From the first seconds of "LET ME HEAR YOU SCREAM," you know exactly what you're getting into: a frenzied and goofy ride through the sex-redolent life of the silliest man alive. The track is boastful but cut humorously by the nursery rhyme cadence that Tisa adopts. The chorus has so many baffling elements—Tisa's drawl encouraging those with "good pussy" to scream out loud, the actual sample of a crowd screaming, the FL-default horns blaring in the back—that it's hard not to laugh from a mixture of pure joy and confusion. Let Me Update My Status from last year saw Tisakorean digging from the recent past as he tried to put his own spin on the Snap style popularized in the early 2000s by artists like Soulja Boy and D4L. He combined the era's ringtone-friendly beats with his ridiculous and near-psychotic rapping style and ended up creating something that sounded like a time capsule from both the past and the future. MUMU 8818 is not as stylistically cohesive, but it does see Tisa push his form of Snap further, like on "Jockin Me," where his flow doubles the weird stop-start melody of the lead sample and runs in a recursive loop, dizzying and mesmerizing the listener. The same sort of technique is used on the highlight "UCCI," which starts to feel like a merry-go-round with its cyclical repetitions.

On two of the tracks, "8818" and "Lightyears," Tisa takes a brief break from his snap-heavy style to attempt some Kanye pastiche, drawing primarily from his Graduation and 808s and Heartbreaks eras. The autotune is used for melodic hooks instead of general insanity, and the instrumentals are more luxurious and sentimental, featuring the Tisa-equivalent of a choir at times. Tisa doesn't do the style better than Kanye has, though that may not be the point. It may be more that Tisa is trying to make the kind of Kanye songs that he knows Kanye is just not interested in making anymore. For some, these tracks could understandably come across as meaningless and disposable, but for those who are also fans of Mr. West, it is possible that you could start to see the love in these tracks, down to the specific way that Tisa is moaning in his autotune cloak. 

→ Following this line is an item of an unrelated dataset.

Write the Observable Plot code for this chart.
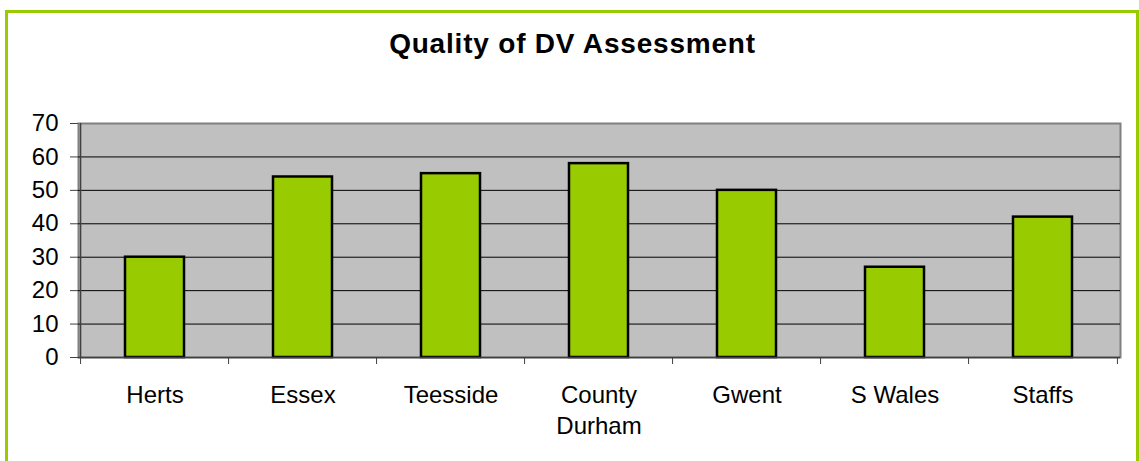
<!DOCTYPE html>
<html>
<head>
<meta charset="utf-8">
<script src="https://cdn.jsdelivr.net/npm/d3@7"></script>
<script src="https://cdn.jsdelivr.net/npm/@observablehq/plot@0.6"></script>
<style>
  html, body { margin: 0; padding: 0; background: #fff; overflow: hidden; }
  #wrap { position: relative; width: 1139px; height: 461px; overflow: hidden; }
  #border { position: absolute; left: 5px; top: 10px; width: 1134px; height: 490px; box-sizing: border-box; border: 3px solid #99CC00; }
  #title { position: absolute; left: 3px; top: 30px; width: 1139px; text-align: center;
           font-family: 'Liberation Sans', Arial, sans-serif; font-weight: bold; font-size: 28px;
           line-height: 1; letter-spacing: 0.8px; color: #000; }
  #chart { position: absolute; left: 0; top: 0; }
</style>
</head>
<body>
<div id="wrap">
  <div id="border"></div>
  <div id="chart"></div>
  <div id="title">Quality of DV Assessment</div>
</div>
<script>
const categories = ["Herts", "Essex", "Teesside", "County Durham", "Gwent", "S Wales", "Staffs"];
const values = [30, 54, 55, 58, 50, 27, 42];
const yTicks = [0, 10, 20, 30, 40, 50, 60, 70];
const gridTicks = [10, 20, 30, 40, 50, 60];
const labelText = {"County Durham": "County\nDurham"};

const data = categories.map((c, i) => ({category: c, value: values[i]}));

const W = 1139, H = 461, mL = 78, mR = 19, mT = 123, mB = 104;
const step = (W - mL - mR) / categories.length;

const chart = Plot.plot({
  width: W,
  height: H,
  marginLeft: mL,
  marginRight: mR,
  marginTop: mT,
  marginBottom: mB,
  style: {fontFamily: "'Liberation Sans', Arial, sans-serif", fontSize: "24px", background: "transparent", color: "black", overflow: "visible"},
  x: {domain: categories, paddingInner: 0.6, paddingOuter: 0.3, axis: null},
  y: {domain: [0, 70], axis: null},
  marks: [
    Plot.frame({fill: "#C0C0C0", stroke: "#808080", strokeWidth: 2}),
    Plot.ruleY(gridTicks, {stroke: "black", strokeWidth: 1}),
    Plot.barY(data, {x: "category", y: "value", fill: "#99CC00", stroke: "black", strokeWidth: 2.5}),
    Plot.ruleY([0], {stroke: "#404040", strokeWidth: 1.5}),
    Plot.ruleX([categories[0]], {x: d => d, dx: -step / 2, y1: 0, y2: 70, stroke: "#404040", strokeWidth: 1.5}),
    Plot.ruleX(categories, {x: d => d, dx: -step / 2, y1: 0, y2: 0, insetBottom: -7, stroke: "#404040"}),
    Plot.ruleX([categories[categories.length - 1]], {x: d => d, dx: step / 2, y1: 0, y2: 0, insetBottom: -7, stroke: "#404040"}),
    Plot.axisY({ticks: yTicks, tickSize: 8, tickPadding: 12, stroke: "#404040", fill: "black", fontSize: 24, label: null}),
    Plot.axisX({tickSize: 0, tickPadding: 23, tickFormat: d => labelText[d] ?? d, lineHeight: 1.3, fill: "black", fontSize: 24, label: null})
  ]
});
document.getElementById("chart").appendChild(chart);
</script>
</body>
</html>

Soon enough, though, the steel drum samples come slinking back for "Wrestler," which, along with "Lightyears," close out the EP. Even though we're sure there is a car that is called the "tarantula," when you hear that Tisakorean has "pulled up in a tarantula," at this point in the album, you honestly can't be certain that he means a car and not some sort of monstrous giant spider. And therein lies the true power of being silly: for just a moment—it could be a couple of minutes, it could be a half hour—rationality goes to sleep and lets the rest of the imagination run wild. Who cares that the colors are garish? Why does it matter whether one slurs their words or grunts? These are all worries borne of a desire to please others. Why not try pleasing yourself, for once?